One thing you’ll never be able to do is please everyone, and I’m sure there will be plenty of dissatisfied customers with Ano Natsu. For me, I’m wholly satisfied – I thought the final episode was briskly paced, with a near-perfect balance of drama and contemplative reflection, with some very solid comedic moments. In truth, the alien part of the plot was never going to be as compelling as the relationship side, but in that context I thought Nagai and Kuroda managed to have an alien ending that was still very human and focused on the emotions of the main players. And realistically, that was all I was hoping for.
For starters, I thought the crash/chase scene that began the episode was really well-executed, starting with Rinon deploying herself as a giant air bag when the van crashed. That was followed by the arrival of Manami, who mysteriously (at the time) said she was told by her husband to be at the very spot and the very time where Kanna emerged from the woods, trailed her her “huge stalker”. This was followed by a plea to her oft-maligned to save her as the rescue pod was going to “rape her”. Yes, apparently he’s an MIB too, though it doesn’t seem as if Manami knew – and there can be no question whatsoever that Remon is one.
Just whether these MIBs are similar to the ones in the Tommy Lee Jones/Will Smith film of the same name is a seemingly critical plot point, because those MIBs certainly had the proof of alien visitation to satisfy anyone – but MIBs have been in the cultural lexicon all the way back to the Roswell days (that’s almost 70 years, mind you) and it’s just as plausible that these guys are in the “just in case they exist” business. In any case they prove invaluable in saving the supporting cast’s bacon, but as for the main characters, things are not so rosy. Here’s where we get our possible Onegai Teacher tie-in, as a voice from the past reaches out to Ichika and Kaito (and Emika in orbit) once they arrive at the lake from Ichika’s dreams. The implication that this is Ichika’s ancestor is strong here, and she just wanted to share her memories of the planet and the human she’d come to love before being forced to leave Earth herself.
I think the way this is tied in to the main couple is rather elegant. While memories are too fleeting to provide the proof of alien encounters Kaito and Ichika need, they do stand as a nice parallel to the film that Kaito had planned all along to make, to make sure his memories and loves were captured to be shared with others in the event he weren’t around to do so himself. And with Ichika snatched back to her home planet, he has no choice but to move on – and I love the way the film was tied in here too, as Remon delivers the completed reels to Kaito before telling the gang that she’s transferring away, “right now”. Of course Remon’s reels aren’t just the silly Ultraman parodies and staged alien encounters with Ichika, but all the candid moments too – the things she captured when everyone’s guard was down. Again, “elegant” is the word I’d use here – elegant in the way this showed everyone how much they meant to each other, and how painful it was that Ichika was no longer in their lives. Painful for them all, but most especially for Kaito of course.

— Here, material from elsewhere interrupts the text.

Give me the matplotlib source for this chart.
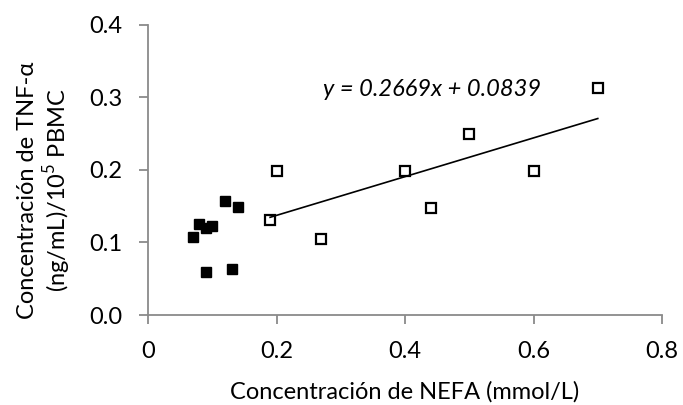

To the end itself, of course many viewers will be dissatisfied that there was no on-screen reunion, that much was inferred and not spelled out. I enjoyed this understated approach, though – the knowing smile on Remon’s face at MIB headquarters as she looked at the plans seemingly of a spaceship design, the shawl that Nanami brought back from Bolivia, the reveal through the showing of the film at the school culture festival, after the gang has moved on. I also liked the fact that nothing was spelled out in the love triangle – Tetsuro might have ended up with Mio (“Just take Mio!” was Kanna’s command, a proposition to which she seemed only happy to agree) but it’s left to the imagination. We didn’t get a neat, conventional ending in a series where the relationships weren’t neat, but messy and complicated – for me, that’s exactly as it should be. And we got an ending that was hopeful, with a strong implication that love conquers all, and one where all of the main characters seemed to fully embrace that they meant the world to each other, as friends.